Billionaire Soros Clan Snaps Up 18 Plots on Shelter Island and Residents Are Not Happy

Shelter Island is the kind of place most people never hear about and that’s exactly the point. It sits between the North and South Forks of Long Island, accessible only by ferry.

No bridge, no shortcut. Just a quiet, tight-knit community where people have lived side by side for decades.

That’s changing fast.

One Family, 120 Acres, 18 Properties

George Soros (95), along with his sons Alex (40) and Gregory (38), now controls nearly 120 acres on Shelter Island, making them the largest private landowner in the community.

The 18 properties were all purchased through multiple shell companies, according to public records reviewed by the NY Post.

Most residents had no idea who was actually buying, until the name finally surfaced at a zoning board meeting.

“We never really figured out what their purpose in buying so much land could be,” said one former resident who sold to the family. “But because you can only get here by ferry, we thought they might be building a bunker, away from everyone.”

What’s Actually Happening on the Ground

This didn’t start with headlines. Six years ago, Gregory quietly bought a 22-acre property on one street. Then came the construction crews, water tankers filling what locals say is the largest pool on the island, and cameras installed on the road.

billionaire soros clan scooping up property on shelter island
Image Credit: AOL.com

Local plumbers, carpenters, and housekeepers were required to sign NDAs just to work at the property.

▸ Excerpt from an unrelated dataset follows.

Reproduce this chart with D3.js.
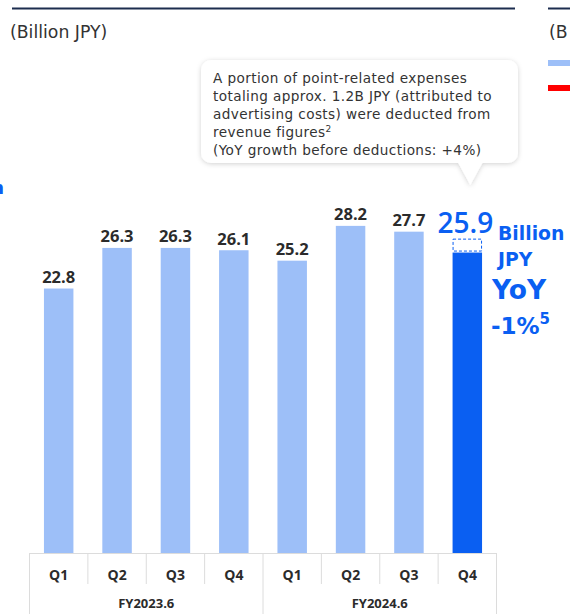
<!DOCTYPE html>
<html>
<head>
<meta charset="utf-8">
<script src="https://cdn.jsdelivr.net/npm/d3@7"></script>
<style>
  html, body { margin: 0; padding: 0; background: #fff; }
  svg { display: block; }
</style>
</head>
<body>
<svg id="chart" width="570" height="614"></svg>
<script>
// Quarterly revenue, billion JPY
const quarters = ["Q1", "Q2", "Q3", "Q4", "Q1", "Q2", "Q3", "Q4"];
const fiscalYears = ["FY2023.6", "FY2023.6", "FY2023.6", "FY2023.6", "FY2024.6", "FY2024.6", "FY2024.6", "FY2024.6"];
const revenue = [22.8, 26.3, 26.3, 26.1, 25.2, 28.2, 27.7, 25.9];
const deduction = [0, 0, 0, 0, 0, 0, 0, 1.2];
const yearGroups = ["FY2023.6", "FY2024.6"];
const noteLines = [
  "A portion of point-related expenses",
  "totaling approx. 1.2B JPY (attributed to",
  "advertising costs) were deducted from",
  "revenue figures",
  "(YoY growth before deductions: +4%)"
];

const svg = d3.select("#chart");
const lightBlue = "#9dbff8";
const blue = "#0a5ff2";
const textDark = "#2b2b2b";
const sansLabel = "'Open Sans', 'Noto Sans', sans-serif";
const sansWide = "'DejaVu Sans', 'Noto Sans', sans-serif";

const ids = revenue.map((d, i) => i);
const x = d3.scaleBand().domain(ids).range([29.5, 496.5]).paddingInner(0.495).paddingOuter(0.2475);
const y = d3.scaleLinear().domain([0, 30]).range([553, 205]);

// header rules and unit captions
svg.append("line").attr("x1", 12).attr("x2", 515).attr("y1", 8.5).attr("y2", 8.5)
  .attr("stroke", "#1c2d4f").attr("stroke-width", 2);
svg.append("line").attr("x1", 548).attr("x2", 570).attr("y1", 8.5).attr("y2", 8.5)
  .attr("stroke", "#1c2d4f").attr("stroke-width", 2);
svg.append("text").attr("x", 10).attr("y", 38).text("(Billion JPY)")
  .attr("font-family", sansWide).attr("font-size", 17.3).attr("fill", "#333");
svg.append("text").attr("x", 549).attr("y", 38).text("(B")
  .attr("font-family", sansWide).attr("font-size", 17.3).attr("fill", "#333");

// neighbouring legend swatches
svg.append("rect").attr("x", 548).attr("y", 60).attr("width", 22).attr("height", 6).attr("fill", lightBlue);
svg.append("rect").attr("x", 548).attr("y", 85).attr("width", 22).attr("height", 6).attr("fill", "#ff0000");

// clipped label from the neighbouring panel
svg.append("text").attr("x", 4).attr("y", 194).attr("text-anchor", "end").text("Billion")
  .attr("font-family", sansWide).attr("font-weight", 700).attr("font-size", 18).attr("fill", blue);

// bars
svg.append("g").selectAll("rect").data(ids).join("rect")
  .attr("x", i => x(i))
  .attr("width", x.bandwidth())
  .attr("y", i => y(revenue[i]))
  .attr("height", i => y(0) - y(revenue[i]))
  .attr("fill", (i) => i === revenue.length - 1 ? blue : lightBlue);

// dashed outline for the deducted amount
svg.append("g").selectAll("rect").data(ids.filter(i => deduction[i] > 0)).join("rect")
  .attr("x", i => x(i) + 0.5)
  .attr("width", x.bandwidth() - 1)
  .attr("y", i => y(revenue[i] + deduction[i]) + 0.5)
  .attr("height", i => y(revenue[i]) - y(revenue[i] + deduction[i]) - 2)
  .attr("fill", "#fff")
  .attr("stroke", blue).attr("stroke-width", 1).attr("stroke-dasharray", "3,2");

// value labels
const last = revenue.length - 1;
svg.append("g").selectAll("text").data(ids.filter(i => i !== last)).join("text")
  .attr("x", i => x(i) + x.bandwidth() / 2)
  .attr("y", i => y(revenue[i]) - 5.5)
  .attr("text-anchor", "middle")
  .attr("font-family", sansLabel).attr("font-weight", 700).attr("font-size", 16.5)
  .attr("fill", textDark)
  .text(i => revenue[i].toFixed(1));

svg.append("text")
  .attr("x", x(last) + x.bandwidth() / 2 - 2)
  .attr("y", y(revenue[last] + deduction[last]) - 6)
  .attr("text-anchor", "middle")
  .attr("font-family", sansLabel).attr("font-weight", 600).attr("font-size", 28)
  .attr("fill", blue)
  .text(revenue[last].toFixed(1));

// unit and YoY annotation
const ann = svg.append("g").attr("font-family", sansWide).attr("font-weight", 700).attr("fill", blue);
ann.append("text").attr("x", 498).attr("y", 240).attr("font-size", 18.8).text("Billion");
ann.append("text").attr("x", 498).attr("y", 266).attr("font-size", 18.8).text("JPY");
ann.append("text").attr("x", 492).attr("y", 299).attr("font-size", 26.5).text("YoY");
const yoy = ann.append("text").attr("x", 491).attr("y", 334).attr("font-size", 23);
yoy.append("tspan").text("-1%");
yoy.append("tspan").attr("dy", -10).attr("font-size", 15).text("5");

// category table under the bars
const table = svg.append("g");
const cellW = x.step();
const left = x.range()[0];
const right = x.range()[1];
const tStroke = "#dcdcdc";
table.append("line").attr("x1", left).attr("x2", right).attr("y1", 553.5).attr("y2", 553.5).attr("stroke", tStroke);
ids.concat([ids.length]).forEach(i => {
  const xx = left + i * cellW;
  const full = (i === 0 || i === 4 || i === 8);
  table.append("line").attr("x1", xx).attr("x2", xx).attr("y1", 553).attr("y2", full ? 614 : 584)
    .attr("stroke", tStroke);
});
table.selectAll("text.q").data(ids).join("text").attr("class", "q")
  .attr("x", i => x(i) + x.bandwidth() / 2)
  .attr("y", 580)
  .attr("text-anchor", "middle")
  .attr("font-family", sansLabel).attr("font-weight", 700).attr("font-size", 14)
  .attr("fill", textDark)
  .text(i => quarters[i]);
table.selectAll("text.fy").data(yearGroups).join("text").attr("class", "fy")
  .attr("x", g => {
    const idx = ids.filter(i => fiscalYears[i] === g);
    return (x(idx[0]) + x(idx[idx.length - 1]) + x.bandwidth()) / 2;
  })
  .attr("y", 608)
  .attr("text-anchor", "middle")
  .attr("font-family", sansLabel).attr("font-weight", 700).attr("font-size", 13)
  .attr("fill", textDark)
  .text(g => g);

// callout bubble
const defs = svg.append("defs");
const f = defs.append("filter").attr("id", "shadow").attr("x", "-10%").attr("y", "-10%").attr("width", "120%").attr("height", "130%");
f.append("feDropShadow").attr("dx", 0).attr("dy", 1).attr("stdDeviation", 2.5).attr("flood-color", "#000").attr("flood-opacity", 0.18);

const bx = 201, by = 60, bw = 317, bh = 103, r = 10;
const tipX = x(last) + x.bandwidth() / 2 + 3, tipY = 185;
const p = d3.path();
p.moveTo(bx + r, by);
p.lineTo(bx + bw - r, by);
p.arcTo(bx + bw, by, bx + bw, by + r, r);
p.lineTo(bx + bw, by + bh - r);
p.arcTo(bx + bw, by + bh, bx + bw - r, by + bh, r);
p.lineTo(tipX + 12, by + bh);
p.lineTo(tipX, tipY);
p.lineTo(tipX - 12, by + bh);
p.lineTo(bx + r, by + bh);
p.arcTo(bx, by + bh, bx, by + bh - r, r);
p.lineTo(bx, by + r);
p.arcTo(bx, by, bx + r, by, r);
p.closePath();
svg.append("path").attr("d", p.toString()).attr("fill", "#fff").attr("filter", "url(#shadow)");

const note = svg.append("text").attr("font-family", sansWide).attr("font-size", 13.6)
  .attr("letter-spacing", 0.4).attr("fill", "#333");
noteLines.forEach((line, i) => {
  note.append("tspan").attr("x", 213).attr("y", 83 + i * 18).text(line);
  if (i === 3) {
    note.append("tspan").attr("dy", -5).attr("font-size", 9).text("2");
  }
});
</script>
</body>
</html>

The family eventually bought every property on that road, then asked the Town Board to install a security fence to keep locals out. The town blocked it, only because a public landing sits at the road’s end. Locals aren’t convinced that fight is over.

“We can’t keep up with the lawyers that these millionaires have and they seem to build whatever they want,” said Steve Lenox at the June 29 Town Board meeting. “That’s what’s ruining the island.”

Why This Matters Beyond Shelter Island

Longtime resident Mike Gaynor said it clearly at this week’s town meeting: “I’ve seen Montauk turn on a dime, I’ve seen Sag Harbor turn on a dime. In a short period of time, no one is going to afford to live here anymore.”

He’s not wrong. A Robb Report analysis found that when ultra-wealthy buyers concentrate in small communities, like Jeff Bezos’s $237 million buying spree on Indian Creek Island, local pricing resets entirely.

Middle-income families get squeezed out. Community services disappear. Character shifts.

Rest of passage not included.